What works when a company is small often starts to strain as things scale. More channels. More stakeholders. More data. More expectations. Suddenly, the setup that once felt scrappy and efficient becomes a bottleneck.
This is where systems matter. An efficient marketing tech-stack is not just software. It is how tools, people, processes, and data work together. It is how ideas move from concept to execution to measurement without constant friction. When systems are weak, teams rely on heroics. Information lives in inboxes. Reporting is manual. Knowledge walks out the door when someone leaves. Growth feels chaotic instead of energizing. I have stepped into organizations where growth was technically happening, but teams were exhausted. The issue was not ambition. It was infrastructure. Once workflows were clarified and tools were connected properly, pressure dropped, and performance improved.
Strong systems create stability. They make work repeatable. They reduce friction. They allow teams to grow without sacrificing clarity or quality. The key is intention. Choosing tools that actually integrate. Defining workflows people will follow. Agreeing on shared definitions of success. And resisting the urge to overengineer everything. Simple systems that are well understood almost always outperform complex systems that no one enjoys using.

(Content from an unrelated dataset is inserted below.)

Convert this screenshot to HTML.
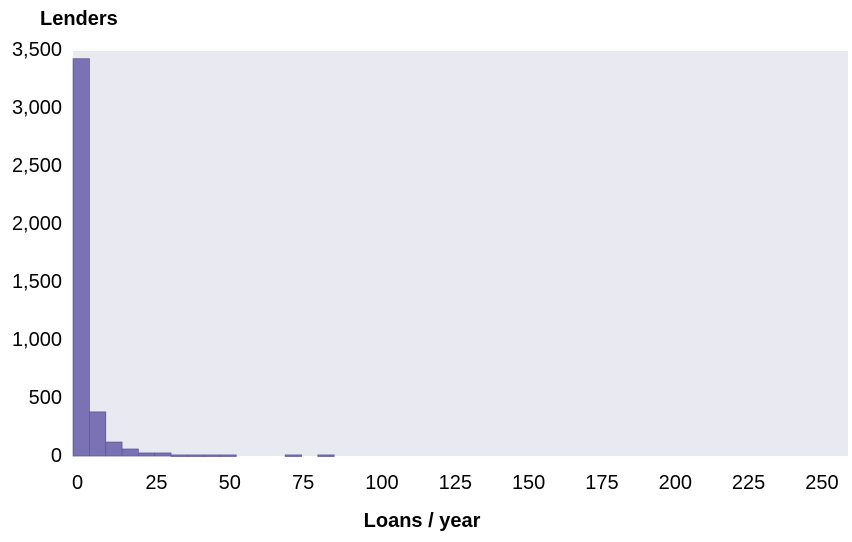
<!DOCTYPE html>
<html><head><meta charset="utf-8"><style>
body{margin:0;background:#fff;}
svg text{font-family:"Liberation Sans",sans-serif;fill:#000;}
</style></head><body>
<svg id="c" width="852" height="537">
<rect x="73" y="51" width="775" height="405" fill="#e9e9f2"/>
<text x="40" y="25" font-size="20" font-weight="bold">Lenders</text>
<text x="422" y="527" font-size="20" font-weight="bold" text-anchor="middle">Loans / year</text>
<g id="bars"></g><g id="yt"></g><g id="xt"></g>
</svg>
<script>
const binStarts=[-3.2,2.35,7.9,13.45,19,24.55,30.1,35.65,41.2,46.75,52.3,57.85,63.4,68.95,74.5,80.05];
const binCounts=[3425,380,120,60,26,26,9,9,9,9,0,0,0,9,0,9];
const yTicks=[0,500,1000,1500,2000,2500,3000,3500];
const yLabels=["0","500","1,000","1,500","2,000","2,500","3,000","3,500"];
const xTicks=[0,25,50,75,100,125,150,175,200,225,250];
const binW=5.55;
const NS="http://www.w3.org/2000/svg";
const x=v=>82.5+2.94*v;
const xl=v=>72+2.933*v;
const y=v=>456-v*406/3500;
const bars=document.getElementById('bars');
binCounts.forEach((c,i)=>{
  if(!c)return;
  const r=document.createElementNS(NS,'rect');
  
  
  const x0=x(binStarts[i]),x1=x(binStarts[i]+binW);
  r.setAttribute('x',x0);r.setAttribute('width',x1-x0);
  r.setAttribute('y',y(c));r.setAttribute('height',Math.max(456-y(c),1.5));
  r.setAttribute('fill','#7a72b5');r.setAttribute('stroke','#5e579c');r.setAttribute('stroke-width','0.8');
  bars.appendChild(r);
});
const yt=document.getElementById('yt');
yTicks.forEach((v,i)=>{
  const t=document.createElementNS(NS,'text');
  
  
  t.setAttribute('x',62);t.setAttribute('y',y(v)+6);t.setAttribute('text-anchor','end');t.setAttribute('font-size','20');
  t.textContent=yLabels[i];yt.appendChild(t);
});
const xt=document.getElementById('xt');
xTicks.forEach(v=>{
  const t=document.createElementNS(NS,'text');
  
  
  t.setAttribute('x',xl(v));t.setAttribute('y',489);t.setAttribute('text-anchor','start');t.setAttribute('font-size','20');
  t.textContent=v;xt.appendChild(t);
});
</script>
</body></html>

Another often overlooked piece is communication. Systems fail when people do not understand how or why they exist. Training, documentation, and alignment matter just as much as the technology itself. The goal is not perfection. The goal is resilience. A good marketing system can handle growth, change, and the occasional curveball without grinding everything to a halt.
Marketing should scale with the business, not struggle to keep up with it.